Je pense surtout que l’écologie du désespoir a atteint ses limites. On peine à mobiliser en dehors des cercles déjà convaincus. L’alarmisme était nécessaire, mais il a atteint son objectif: personne ne nie que c’est l’un des principaux enjeux de l’humanité. Il faut aujourd’hui arrêter de peindre l’avenir écologique en noir, comme une certaine droite doit cesser de le peindre en rose en croyant que la technologie va nous sauver. Il faut le peindre en vert, couleur de l’espérance.

Quand un jeune pour le climat se colle la main sur un plateau TV, est-ce que ça sert l’écologie?

Je ne sais pas. Son action a été largement médiatisée, ce qui la légitime. Est-ce que ça convainc le «ventre mou» de la démocratie? L’attention est attirée, mais est-ce que l’action sensibilise au défi climatique? Dur à dire. Je pense qu’il faut évaluer chaque action. Par exemple, dégrader des golfs ou des œuvres d’art, c’est moins bien reçu, mais tout le monde en parle. A Genève, nous avons interdit la pose de chauffages à mazout, ce qui est plutôt radical, et personne n’en a parlé car cela s’est fait sans conflit. Peut-être aurais-je dû me coller la main sur ce règlement… (rires).

Quand des membres de votre parti peinent à condamner clairement des actes de vandalisme, est-ce que ça dessert l’écologie?

Oui, peut-être. Ça a un effet repoussoir pour une partie de l’électorat attaché à l’Etat de droit, ce qui est largement le cas en Suisse. C’est là que se pose la question du positionnement des Verts. Si nous voulons être un grand parti gouvernemental, il faut agir clairement dans le cadre des institutions et condamner ceux qui en sortent. Et quand quelqu’un agit en dehors, il faut le condamner. Après, il n’y a pas mort d’homme…

Sur toutes ces actions, je ne suis pas dans le jugement moral, mais sur l’efficacité de l’action. Prenez Greenpeace: son actuel travail de l’ombre auprès des multinationales est très efficace, mais moins spectaculaire que les actions en Zodiac.

Est-ce que les Verts manquent aujourd’hui de malice politique?

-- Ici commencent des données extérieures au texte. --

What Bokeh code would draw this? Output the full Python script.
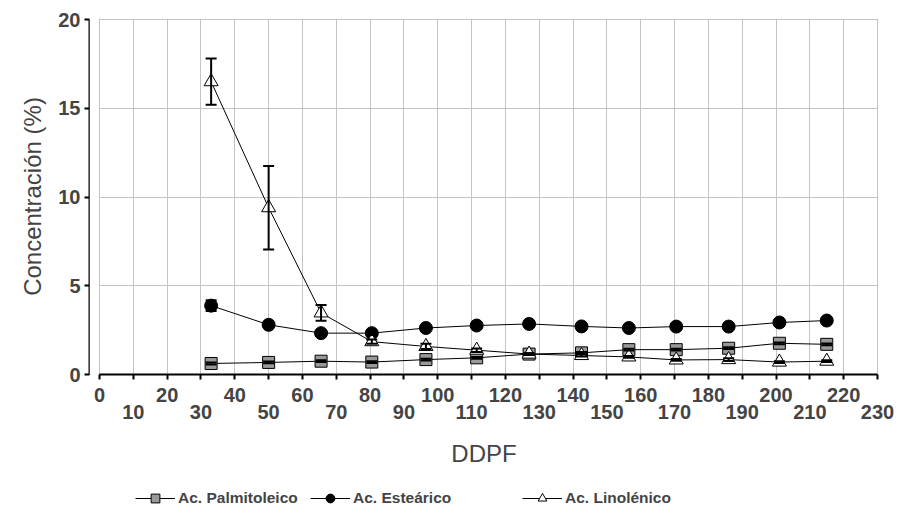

Si nous voulons entrer au Conseil fédéral, peut-être faut-il porter un costume… Il faut accepter d’être dans les institutions et de les incarner. La population a besoin qu’au-delà des questions écologiques, nous soyons solides sur tous les dossiers. Les Verts suisses font du très bon travail, mais collectivement, l’écologie politique est prise dans cette vision où elle dénonce efficacement, mais n’apporte pas de solution. Alors elle plafonne électoralement.

Le conseiller d’Etat genevois prône le renouveau d’un récit positif de l’écologie qui pourrait rassembler.

A ses débuts chez les Verts, on parlait moins de climat, mais la notion de bonheur était omniprésente dans le discours.

En dates

1979

Le Vaudois Daniel Brélaz est élu au Conseil national. Il devient le premier écologiste au monde à siéger dans un parlement national.

1983

Fondation de la Fédération des partis écologistes de Suisse (FPE) à Fribourg. Lors de ses premières élections, elle obtient trois sièges au Conseil national.

1993

Le parti adopte un nouveau nom: Les Verts – Parti écologiste suisse.

2019

Vague verte en octobre: les Verts récoltent 13,2% des voix. Ils envoient 28 représentants au Conseil national et 5 au Conseil des Etats. Pour la première fois, ils dépassent Le Centre (ex-PDC).

2023

Le parti fête officiellement ses 40 ans.